Kepentingan Ekonomi di Balik Perjanjian Damai Timur Tengah
Selasa, 23 Maret 2021 - 06:25 WIB
Saiful Maarif
ASN Kemenag-Penggiat Birokrat Menulis
BEBERAPA desain pengembangan ekonomi atau visi masa depan negara Timur Tengah telah dideklarasikan, misal Oman Vision 2040, UAE Vision 2021, Bahrain Economic Vision 2030, dan Saudi Vision 2030. Meskipun berbeda latar dan cakupannya, benang merah pengembangan masing-masing wilayah atau koridor ekonomi tersebut adalah untuk mengembangkan area ekonomi baru. Menariknya, Israel seperti menggoda dan membayangi beragam visi masa depan negara-negara Arab tersebut dengan konsep pengembangan transportasi darat dan laut mereka, di samping tawaran kemajuan teknologi dan sains.
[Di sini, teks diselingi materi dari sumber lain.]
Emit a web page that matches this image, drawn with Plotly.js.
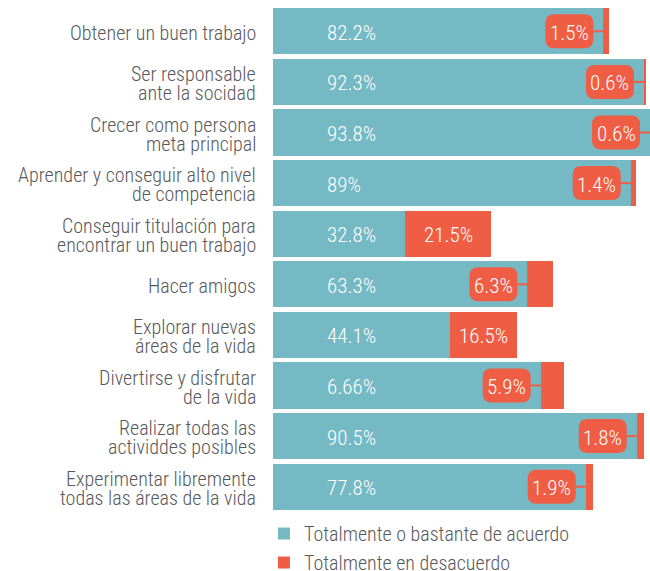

Lebih dari itu, Saudi, UEA, Bahrain, dan Oman juga menekankan pentingnya keterhubungan transportasi dalam pengembangan kawasan-kawasan ekonomi sebagaimana tertuang dalam masing-masing visi masa depan mereka. Hal ini seperti mengembuskan satu hal bahwa jauh sebelum ditandatanganinya kesepakatan damai dengan Israel pada 2020, negara-negara Arab tersebut telah “menyiapkan” cetak biru konsep kolaborasi ekonomi, dengan Israel sebagai mitra penting di dalamnya.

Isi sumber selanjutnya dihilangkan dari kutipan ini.